### TASK GOAL
Quote exactly and only this range of lines in the data below: the line that holds "Write a Python" to the line that holds "logistic(xs, *fit_oht), color='black', lw=2, zorder=2)", both included.

◆ ◆ ◆

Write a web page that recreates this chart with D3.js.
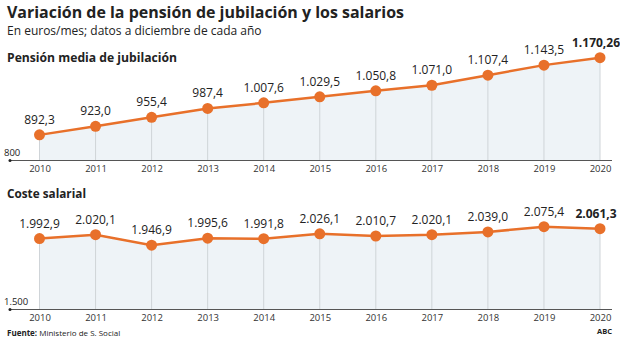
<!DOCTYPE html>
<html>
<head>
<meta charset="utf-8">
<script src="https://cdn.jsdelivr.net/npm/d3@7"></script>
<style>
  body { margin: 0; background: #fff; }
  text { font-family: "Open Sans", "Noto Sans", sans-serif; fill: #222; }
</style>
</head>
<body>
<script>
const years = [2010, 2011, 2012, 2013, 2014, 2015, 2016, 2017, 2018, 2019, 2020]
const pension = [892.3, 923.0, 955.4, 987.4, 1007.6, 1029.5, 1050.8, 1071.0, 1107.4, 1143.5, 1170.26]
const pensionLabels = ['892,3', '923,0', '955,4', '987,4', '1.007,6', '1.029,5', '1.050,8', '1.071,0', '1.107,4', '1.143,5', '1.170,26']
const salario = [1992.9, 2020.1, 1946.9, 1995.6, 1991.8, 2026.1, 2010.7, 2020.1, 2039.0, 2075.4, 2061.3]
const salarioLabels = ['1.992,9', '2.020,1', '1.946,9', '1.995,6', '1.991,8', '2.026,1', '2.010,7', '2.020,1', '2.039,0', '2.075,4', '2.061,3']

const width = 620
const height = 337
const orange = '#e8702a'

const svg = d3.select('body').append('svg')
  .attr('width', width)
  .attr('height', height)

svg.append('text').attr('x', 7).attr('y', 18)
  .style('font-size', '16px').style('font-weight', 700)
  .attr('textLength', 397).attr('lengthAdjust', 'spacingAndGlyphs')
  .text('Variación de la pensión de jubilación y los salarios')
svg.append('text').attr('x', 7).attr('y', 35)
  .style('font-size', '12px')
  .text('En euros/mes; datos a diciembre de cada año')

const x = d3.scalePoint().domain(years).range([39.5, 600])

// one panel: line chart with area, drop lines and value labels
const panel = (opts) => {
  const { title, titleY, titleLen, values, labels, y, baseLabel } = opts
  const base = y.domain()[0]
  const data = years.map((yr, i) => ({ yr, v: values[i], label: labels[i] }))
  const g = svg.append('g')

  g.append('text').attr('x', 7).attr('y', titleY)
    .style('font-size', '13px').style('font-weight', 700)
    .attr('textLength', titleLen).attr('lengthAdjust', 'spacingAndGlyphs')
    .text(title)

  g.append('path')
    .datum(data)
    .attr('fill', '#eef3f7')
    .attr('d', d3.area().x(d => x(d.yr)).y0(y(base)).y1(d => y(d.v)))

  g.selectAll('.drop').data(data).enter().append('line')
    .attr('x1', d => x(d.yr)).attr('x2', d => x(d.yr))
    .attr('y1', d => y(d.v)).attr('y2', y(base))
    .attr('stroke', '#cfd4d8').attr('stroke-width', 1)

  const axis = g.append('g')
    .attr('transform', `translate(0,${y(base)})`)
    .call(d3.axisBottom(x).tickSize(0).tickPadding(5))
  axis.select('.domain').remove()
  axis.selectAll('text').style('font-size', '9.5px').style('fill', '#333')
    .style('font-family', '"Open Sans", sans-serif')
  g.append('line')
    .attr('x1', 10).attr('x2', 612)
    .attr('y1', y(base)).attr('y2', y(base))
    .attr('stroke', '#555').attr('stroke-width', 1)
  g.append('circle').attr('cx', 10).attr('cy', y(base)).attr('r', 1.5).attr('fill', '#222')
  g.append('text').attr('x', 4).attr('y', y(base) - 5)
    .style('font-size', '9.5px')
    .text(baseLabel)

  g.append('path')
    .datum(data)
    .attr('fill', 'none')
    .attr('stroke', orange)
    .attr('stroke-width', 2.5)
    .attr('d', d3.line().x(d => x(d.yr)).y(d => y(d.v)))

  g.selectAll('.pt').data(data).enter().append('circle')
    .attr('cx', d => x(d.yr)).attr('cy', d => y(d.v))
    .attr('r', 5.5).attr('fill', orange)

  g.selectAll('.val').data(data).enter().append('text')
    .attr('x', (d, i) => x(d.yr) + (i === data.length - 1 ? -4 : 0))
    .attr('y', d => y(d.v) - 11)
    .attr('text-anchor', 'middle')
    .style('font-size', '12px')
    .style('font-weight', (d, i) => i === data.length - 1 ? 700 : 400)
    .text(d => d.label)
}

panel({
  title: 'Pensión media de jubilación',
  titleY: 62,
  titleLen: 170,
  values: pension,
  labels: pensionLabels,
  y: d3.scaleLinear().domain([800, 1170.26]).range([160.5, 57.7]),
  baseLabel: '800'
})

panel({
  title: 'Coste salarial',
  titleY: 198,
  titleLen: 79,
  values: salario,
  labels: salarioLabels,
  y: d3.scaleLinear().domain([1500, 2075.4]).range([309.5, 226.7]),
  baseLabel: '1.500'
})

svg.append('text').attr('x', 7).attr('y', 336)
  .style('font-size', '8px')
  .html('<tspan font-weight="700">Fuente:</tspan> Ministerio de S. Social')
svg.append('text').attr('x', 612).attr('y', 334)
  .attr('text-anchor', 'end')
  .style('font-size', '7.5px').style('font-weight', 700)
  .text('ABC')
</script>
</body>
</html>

◆ ◆ ◆

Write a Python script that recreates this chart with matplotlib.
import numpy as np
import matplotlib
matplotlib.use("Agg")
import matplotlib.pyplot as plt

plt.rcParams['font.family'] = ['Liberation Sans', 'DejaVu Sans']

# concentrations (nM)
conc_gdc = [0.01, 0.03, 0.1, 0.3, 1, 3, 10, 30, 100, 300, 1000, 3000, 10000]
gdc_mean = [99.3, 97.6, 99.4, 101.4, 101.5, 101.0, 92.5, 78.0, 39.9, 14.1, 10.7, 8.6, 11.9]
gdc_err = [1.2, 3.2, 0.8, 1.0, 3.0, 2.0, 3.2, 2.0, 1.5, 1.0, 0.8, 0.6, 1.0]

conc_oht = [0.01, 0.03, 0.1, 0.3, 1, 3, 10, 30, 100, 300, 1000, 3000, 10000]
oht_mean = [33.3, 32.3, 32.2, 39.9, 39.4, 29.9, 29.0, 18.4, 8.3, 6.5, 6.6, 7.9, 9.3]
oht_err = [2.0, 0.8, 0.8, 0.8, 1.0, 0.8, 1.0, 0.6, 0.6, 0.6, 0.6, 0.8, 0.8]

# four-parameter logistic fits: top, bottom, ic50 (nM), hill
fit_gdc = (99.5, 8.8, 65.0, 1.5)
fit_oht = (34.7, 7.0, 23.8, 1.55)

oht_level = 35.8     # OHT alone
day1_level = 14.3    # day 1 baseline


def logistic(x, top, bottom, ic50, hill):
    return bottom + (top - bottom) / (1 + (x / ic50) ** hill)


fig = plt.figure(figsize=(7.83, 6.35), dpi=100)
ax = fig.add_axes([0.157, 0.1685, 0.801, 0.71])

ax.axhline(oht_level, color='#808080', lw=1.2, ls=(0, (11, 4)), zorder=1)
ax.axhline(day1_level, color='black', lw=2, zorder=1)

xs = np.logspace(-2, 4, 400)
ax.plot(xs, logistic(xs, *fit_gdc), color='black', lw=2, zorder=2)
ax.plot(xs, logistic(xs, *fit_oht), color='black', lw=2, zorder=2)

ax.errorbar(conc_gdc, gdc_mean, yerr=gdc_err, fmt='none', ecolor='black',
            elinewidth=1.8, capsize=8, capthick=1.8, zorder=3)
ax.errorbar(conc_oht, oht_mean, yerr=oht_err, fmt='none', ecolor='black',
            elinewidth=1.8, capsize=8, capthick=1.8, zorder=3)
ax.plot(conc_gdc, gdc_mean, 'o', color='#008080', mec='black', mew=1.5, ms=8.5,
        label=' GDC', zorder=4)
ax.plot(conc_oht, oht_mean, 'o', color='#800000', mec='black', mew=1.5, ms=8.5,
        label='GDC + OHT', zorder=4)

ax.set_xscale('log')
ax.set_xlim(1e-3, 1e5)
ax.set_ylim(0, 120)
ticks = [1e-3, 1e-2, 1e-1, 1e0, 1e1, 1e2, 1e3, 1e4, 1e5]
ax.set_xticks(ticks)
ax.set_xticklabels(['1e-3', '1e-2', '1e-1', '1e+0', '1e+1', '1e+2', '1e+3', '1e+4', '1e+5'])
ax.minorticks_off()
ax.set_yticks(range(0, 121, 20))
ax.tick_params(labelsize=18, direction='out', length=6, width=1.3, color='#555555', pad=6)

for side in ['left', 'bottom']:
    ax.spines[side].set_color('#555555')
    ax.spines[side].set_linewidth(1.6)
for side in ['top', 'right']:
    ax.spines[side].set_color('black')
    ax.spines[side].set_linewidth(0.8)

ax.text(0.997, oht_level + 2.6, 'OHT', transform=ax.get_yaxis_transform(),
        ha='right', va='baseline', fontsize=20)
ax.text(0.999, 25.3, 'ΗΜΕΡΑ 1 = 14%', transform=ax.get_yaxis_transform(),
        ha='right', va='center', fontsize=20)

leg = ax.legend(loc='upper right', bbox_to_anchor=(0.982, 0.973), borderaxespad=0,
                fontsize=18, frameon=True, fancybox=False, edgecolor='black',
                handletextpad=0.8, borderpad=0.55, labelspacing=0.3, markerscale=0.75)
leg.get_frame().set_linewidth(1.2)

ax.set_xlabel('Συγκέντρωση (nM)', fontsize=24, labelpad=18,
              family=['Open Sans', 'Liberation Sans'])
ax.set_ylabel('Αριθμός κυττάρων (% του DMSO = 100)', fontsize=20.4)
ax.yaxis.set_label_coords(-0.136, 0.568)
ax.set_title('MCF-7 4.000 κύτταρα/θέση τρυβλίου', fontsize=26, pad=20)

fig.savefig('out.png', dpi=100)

◆ ◆ ◆

### TASK OUTPUT
Write a Python script that recreates this chart with matplotlib.
import numpy as np
import matplotlib
matplotlib.use("Agg")
import matplotlib.pyplot as plt

plt.rcParams['font.family'] = ['Liberation Sans', 'DejaVu Sans']

# concentrations (nM)
conc_gdc = [0.01, 0.03, 0.1, 0.3, 1, 3, 10, 30, 100, 300, 1000, 3000, 10000]
gdc_mean = [99.3, 97.6, 99.4, 101.4, 101.5, 101.0, 92.5, 78.0, 39.9, 14.1, 10.7, 8.6, 11.9]
gdc_err = [1.2, 3.2, 0.8, 1.0, 3.0, 2.0, 3.2, 2.0, 1.5, 1.0, 0.8, 0.6, 1.0]

conc_oht = [0.01, 0.03, 0.1, 0.3, 1, 3, 10, 30, 100, 300, 1000, 3000, 10000]
oht_mean = [33.3, 32.3, 32.2, 39.9, 39.4, 29.9, 29.0, 18.4, 8.3, 6.5, 6.6, 7.9, 9.3]
oht_err = [2.0, 0.8, 0.8, 0.8, 1.0, 0.8, 1.0, 0.6, 0.6, 0.6, 0.6, 0.8, 0.8]

# four-parameter logistic fits: top, bottom, ic50 (nM), hill
fit_gdc = (99.5, 8.8, 65.0, 1.5)
fit_oht = (34.7, 7.0, 23.8, 1.55)

oht_level = 35.8     # OHT alone
day1_level = 14.3    # day 1 baseline


def logistic(x, top, bottom, ic50, hill):
    return bottom + (top - bottom) / (1 + (x / ic50) ** hill)


fig = plt.figure(figsize=(7.83, 6.35), dpi=100)
ax = fig.add_axes([0.157, 0.1685, 0.801, 0.71])

ax.axhline(oht_level, color='#808080', lw=1.2, ls=(0, (11, 4)), zorder=1)
ax.axhline(day1_level, color='black', lw=2, zorder=1)

xs = np.logspace(-2, 4, 400)
ax.plot(xs, logistic(xs, *fit_gdc), color='black', lw=2, zorder=2)
ax.plot(xs, logistic(xs, *fit_oht), color='black', lw=2, zorder=2)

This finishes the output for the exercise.